This Week's Story

I was amazed that Mom was so humble and strong that she apologized to me.

This Week’s Story relives American history and the Bible through brief inspiring stories presented on mp3 audio recordings and text for reading.

Please forgive me.

Our bedroom door opened quietly, and Mom came in to say “good-night.” Linda was sleeping. Mom gently kissed her and walked to the bunk beds. Connie was on the bottom and received a kiss and the words, “Good-night, precious.”

Then Mom’s chin was level with my top bunk. She looked at me and said, “Sweetheart, I am sorry for being impatient with you today. Please forgive me.”

I did. I was amazed that Mom was so humble and strong that she apologized to me. I knew her apology was genuine. Daily I saw her desire to love and obey God, and her commitment to love and respect me.

When Mom thought she had acted unfairly, she did not waste time making excuses for herself, even if another person had been unfair to her.

Often, she said, “Keep short sin accounts with God.” She believed that God considers love and obedience more important than pride. When tempers caused hurt, she might say the Bible verse, “Do not let the sun go down on your anger.”

Mom’s practice of humility and respect is a standard that can resolve arguments in public and private affairs. For our country, the United States, to survive as a representative democracy, we need humble respect for each other.

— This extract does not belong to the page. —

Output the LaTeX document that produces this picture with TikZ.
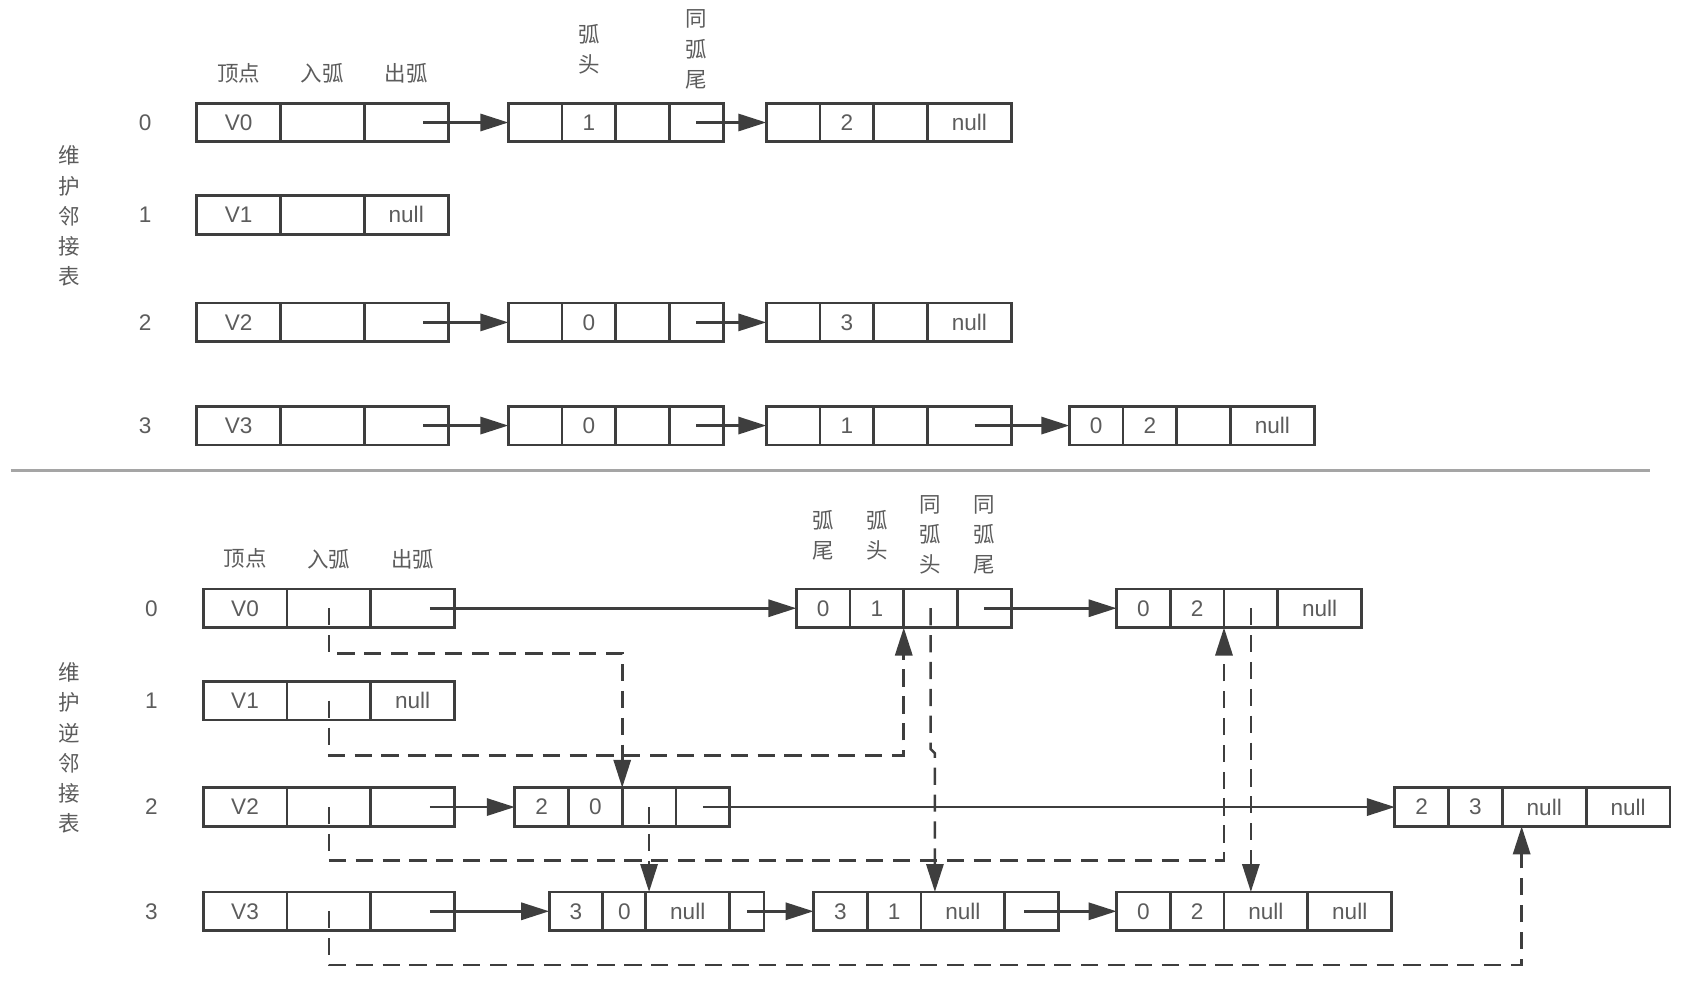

Historically we have agreed to a vision and a government process, based on respect, which has been stated in pamphlets and documents like Thomas Paine’s First Crisis paper, The Declaration of Independence, and the Constitution of the United States.

Rhett Palmer as a seventh grader memorized some of these statements. He shares them now.

From the First Crisis paper by Thomas Paine:

“These are the times that try men’s souls.

The summer soldier and the sunshine patriot

Will, in this crisis, shrink from the service of their country;

But he that stands by it now,

Deserves the love and thanks of man and woman.

Tyranny, like hell, is not easily conquered;

Yet we have this consolation with us,

That the harder the conflict, the more glorious the triumph.

What we obtain too cheap, we esteem too lightly;

It is dearness only that gives every thing its value.

Heaven knows how to put a proper price upon its goods;

And it would be strange indeed

If so celestial an article as FREEDOM should not be highly rated.”

From the Declaration of Independence:

We hold these truths to be self-evident, that all men are created equal, that they are endowed by their Creator with certain unalienable Rights, that among these are Life, Liberty and the pursuit of Happiness.

The Preamble to the Constitution of the United States of America:

“We the People of the United States, in Order to form a more perfect Union, establish Justice, insure domestic Tranquility, provide for the common defence, promote the general Welfare, and secure the Blessings of Liberty to ourselves and our Posterity, do ordain and establish this Constitution for the United States of America.”

My name is Rhett Palmer and I am in the seventh grade. I memorized these famous and important words in the This Week’s Story class I attend.

This is Barbara Steiner. Today, you met my mother in this story.